Arnold Newman è riconosciuto come il maestro dei maestri: è infatti il grande ritrattista dei più grandi artisti e uomini di cultura della seconda metà del ‘900. Sue sono le celebri foto di Stravinskij, Picasso, Man Ray, Duchamp, Bacon, Chagall, Pollock, Arp, De Kooning e tantissimi altri, nonché le foto di stato di presidenti americani come Reagan, Kennedy e Ford, o di altri politici come Francisco Franco, Itzhak Rabin e Golda Meir. Sue ancora sono le foto dei più grandi designer e architetti, gente come Wright, Pei, Kahn, o di scrittori come Nabokov e Cocteau, e poi attori, scienziati, sceneggiatori, prelati, fotografi, compositori, industriali… Infinita è la schiera di personaggi che questo vecchio fotografo americano può vantare nel suo portfolio.

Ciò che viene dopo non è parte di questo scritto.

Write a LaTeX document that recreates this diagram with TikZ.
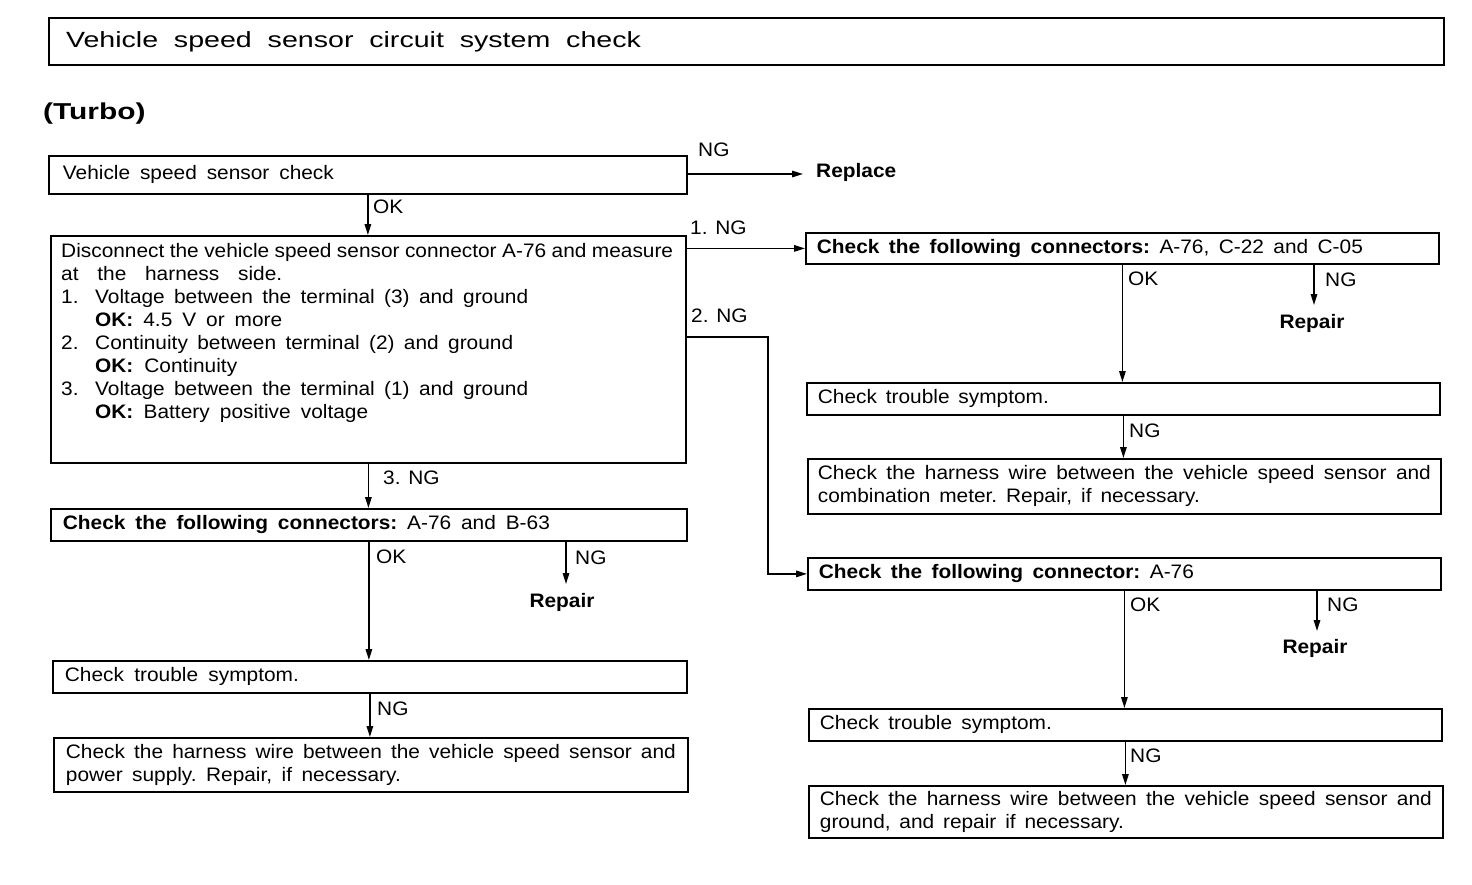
\documentclass[tikz,border=0pt]{standalone}
\usepackage{fontspec}
\setmainfont[FakeStretch=1.07]{Liberation Sans}
\newfontfamily\titlefont[FakeStretch=1.3]{Liberation Sans}
\usetikzlibrary{arrows.meta}
\newcommand\jline[2]{\makebox[#1pt][s]{\frenchspacing\spaceskip=0.27em plus 1fil minus 0.1em\relax #2}}
\begin{document}
\begin{tikzpicture}[x=1pt,y=-1pt,
  every node/.style={font=\fontsize{19.5}{23}\selectfont},
  box/.style={draw, line width=1.8pt, anchor=north west, inner ysep=0pt, align=left},
  lbl/.style={anchor=west, inner sep=0pt},
  arr/.style={line width=1.5pt, -{Triangle[length=11pt,width=6.5pt]}}]
\useasboundingbox (0,0) rectangle (1472,884);
% title
\node[box, line width=2pt, minimum width=1395pt, minimum height=47pt, text width=1361pt, inner xsep=17pt, font=\titlefont\fontsize{22}{26}\selectfont] (title) at (48,17) {\jline{575}{Vehicle speed sensor circuit system check}};
\node[lbl, font=\titlefont\bfseries\fontsize{23}{26}\selectfont] (turbo) at (43,114) {(Turbo)};
% left column
\node[box, minimum width=638pt, minimum height=38pt, text width=610pt, inner xsep=14pt] (b1) at (48,155) {\jline{271}{Vehicle speed sensor check}};
\node[box, minimum width=635pt, minimum height=227pt] (b2) at (50,235) {};
\node[anchor=north west, inner sep=0pt, text width=620pt, align=left] (b2t) at (61,243) {%
\jline{612}{Disconnect the vehicle speed sensor connector A-76 and measure}\\
\jline{221}{at the harness side.}\\
\makebox[34pt][l]{1.}\jline{433}{Voltage between the terminal (3) and ground}\\
\hspace*{34pt}\jline{187}{\textbf{OK:} 4.5 V or more}\\
\makebox[34pt][l]{2.}\jline{418}{Continuity between terminal (2) and ground}\\
\hspace*{34pt}\jline{142}{\textbf{OK:} Continuity}\\
\makebox[34pt][l]{3.}\jline{433}{Voltage between the terminal (1) and ground}\\
\hspace*{34pt}\jline{273}{\textbf{OK:} Battery positive voltage}};
\node[box, minimum width=636pt, minimum height=32pt, text width=612pt, inner xsep=12pt] (l3) at (50,508) {\jline{487}{\textbf{Check the following connectors:} A-76 and B-63}};
\node[box, minimum width=634pt, minimum height=32pt, text width=610pt, inner xsep=12pt] (l4) at (52,660) {\jline{234}{Check trouble symptom.}};
\node[box, minimum width=634pt, minimum height=54pt, text width=610pt, inner xsep=12pt] (l5) at (53,737) {\jline{610}{Check the harness wire between the vehicle speed sensor and}\\ \jline{335}{power supply. Repair, if necessary.}};
% right column
\node[box, minimum width=633pt, minimum height=31pt, text width=611pt, inner xsep=11pt] (r1) at (805,232) {\jline{546}{\textbf{Check the following connectors:} A-76, C-22 and C-05}};
\node[box, minimum width=633pt, minimum height=32pt, text width=611pt, inner xsep=11pt] (r2) at (806,382) {\jline{231}{Check trouble symptom.}};
\node[box, minimum width=633pt, minimum height=55pt, text width=613pt, inner xsep=10pt] (r3) at (807,458) {\jline{613}{Check the harness wire between the vehicle speed sensor and}\\ \jline{382}{combination meter. Repair, if necessary.}};
\node[box, minimum width=633pt, minimum height=32pt, text width=611pt, inner xsep=11pt] (r4) at (807,557) {\jline{375}{\textbf{Check the following connector:} A-76}};
\node[box, minimum width=633pt, minimum height=32pt, text width=611pt, inner xsep=11pt] (r5) at (808,708) {\jline{232}{Check trouble symptom.}};
\node[box, minimum width=634pt, minimum height=52pt, text width=612pt, inner xsep=11pt] (r6) at (808,785) {\jline{612}{Check the harness wire between the vehicle speed sensor and}\\ \jline{304}{ground, and repair if necessary.}};
% labels and connectors
\node[lbl] (ng0) at (698,150) {NG};
\node[lbl] (rep0) at (816,172) {\textbf{Replace}};
\coordinate (rep0a) at (803,174);
\draw[arr] (b1.east |- rep0a) -- (rep0a);
\node[lbl] (ok1) at (373,207) {OK};
\draw[arr] (b1.south) -- (b1.south |- b2.north);
\node[lbl] (ng1) at (690,228) {1. NG};
\draw[arr] (b2.east |- r1.west) -- (r1.west);
\node[lbl] (ng2) at (691,316) {2. NG};
\coordinate (k2) at (768,337);
\draw[arr] (b2.east |- k2) -- (k2) |- (r4.west);
\node[lbl] (ng3) at (383,478) {3. NG};
\draw[arr] (b2.south) -- (b2.south |- l3.north);
\node[lbl] (okl3) at (376,557) {OK};
\draw[arr] (l3.south) -- (l3.south |- l4.north);
\node[lbl] (ngl3) at (575,558) {NG};
\node[inner sep=0pt] (repl) at (562,602) {\textbf{Repair}};
\coordinate (repla) at (566,584);
\draw[arr] (l3.south -| repla) -- (repla);
\node[lbl] (ngl4) at (377,709) {NG};
\draw[arr] (l4.south) -- (l4.south |- l5.north);
\node[lbl] (okr1) at (1128,279) {OK};
\draw[arr] (r1.south) -- (r1.south |- r2.north);
\node[lbl] (ngr1) at (1325,280) {NG};
\node[inner sep=0pt] (repr1) at (1312,323) {\textbf{Repair}};
\coordinate (repr1a) at (1314,305);
\draw[arr] (r1.south -| repr1a) -- (repr1a);
\node[lbl] (ngr2) at (1129,431) {NG};
\draw[arr] (r2.south) -- (r2.south |- r3.north);
\node[lbl] (okr4) at (1130,605) {OK};
\draw[arr] (r4.south) -- (r4.south |- r5.north);
\node[lbl] (ngr4) at (1327,605) {NG};
\node[inner sep=0pt] (repr4) at (1315,648) {\textbf{Repair}};
\coordinate (repr4a) at (1317,631);
\draw[arr] (r4.south -| repr4a) -- (repr4a);
\node[lbl] (ngr5) at (1130,756) {NG};
\draw[arr] (r5.south) -- (r5.south |- r6.north);
\end{tikzpicture}
\end{document}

Si parla spesso di Newman come del maestro del ritratto ambientato, ovvero di quel tipo di ritratto che contestualizza il soggetto nel suo ambiente. Effettivamente osservando le foto non si può non rimanere colpiti dall’estrema fantasia di questo fotografo nel costruire degli improvvisati set fotografici in location, spesse volte anche di difficile interpretazione. La sua abilità risiede nel capire la personalità della persona ritratta e proporla con fervida immaginazione e istantanea presa di coscienza in un ambiente che la rispecchi e che ne esalti le caratteristiche peculiari. In questo senso è inquietante il ritratto di Francis Bacon sotto una lampadina pendente dal soffitto o la figura misteriosa di Marcel Duchamp accanto a una finestra, così come è fantascientifico il ritratto di Shannon, autore del noto teorema e pioniere dell’informatica.
Ma se ci si limitasse a questo, Arnold Newman non sarebbe stato celebrato come il più grande ritrattista del ‘900. Esiste in Newman una profonda consapevolezza della personalità dell’essere umano di fronte al suo obiettivo, che sia la sua spavalderia o il suo cinismo, la sua tristezza o la sua nostalgia, il suo narcisismo o la sua incertezza. Tutte componenti che Newman sente, percepisce e rigenera su film. I ritratti infatti, sebbene accomunati dallo stesso stile, non presentano la stessa identità, ma si costruiscono sul momento, seguendo l’istinto predatorio del ritrattista, di colui che vuole tirare fuori l’anima dalle persone: non esiste una regola di luce o di inquadratura – grande pregio di Newman è non soffermarsi sui tecnicismi (la gran parte delle foto sono scattate in luce ambiente) – ma queste sono costruite a partire dal feedback che il fotografo riceve dal soggetto. Si possono trovare quindi ritratti oscuri e cupi, come ritratti introspettivi o positivi. A legame di tutto ciò c’è la “statuarietà” del soggetto, la sua immensa importanza nella foto, il suo peso: l’ambiente circostante è solo un contorno, tutta la lettura della foto è negli occhi e nell’espressione del soggetto. L’ambiente serve a descrivere il mestiere, l’espressione descrive il carattere e l’animo del soggetto.
L’edizione Taschen è come sempre economica e ben curata, con una buona introduzione al lavoro di Newman da parte di Philip Brookman, e una grafica essenziale: non servono fronzoli per raccontare le forti immagini di questo fotografo.
Si tratta di un’opera imperdibile per tutti gli amanti del ritratto, che troveranno in esso una fonte inesauribile di idee e situazioni, un’estrema capacità di mirare sul soggetto al di là di luci, composizioni e quant’altro. Le sua immagini, oltre ad attraversare 50 anni di storia della cultura mondiale, rappresentano un ampio panorama sui visi e il carattere di quegli artisti che osanniamo nei musei, nelle sale da concerto, nelle piazze, nei libri, nei teatri delle più importanti città del mondo.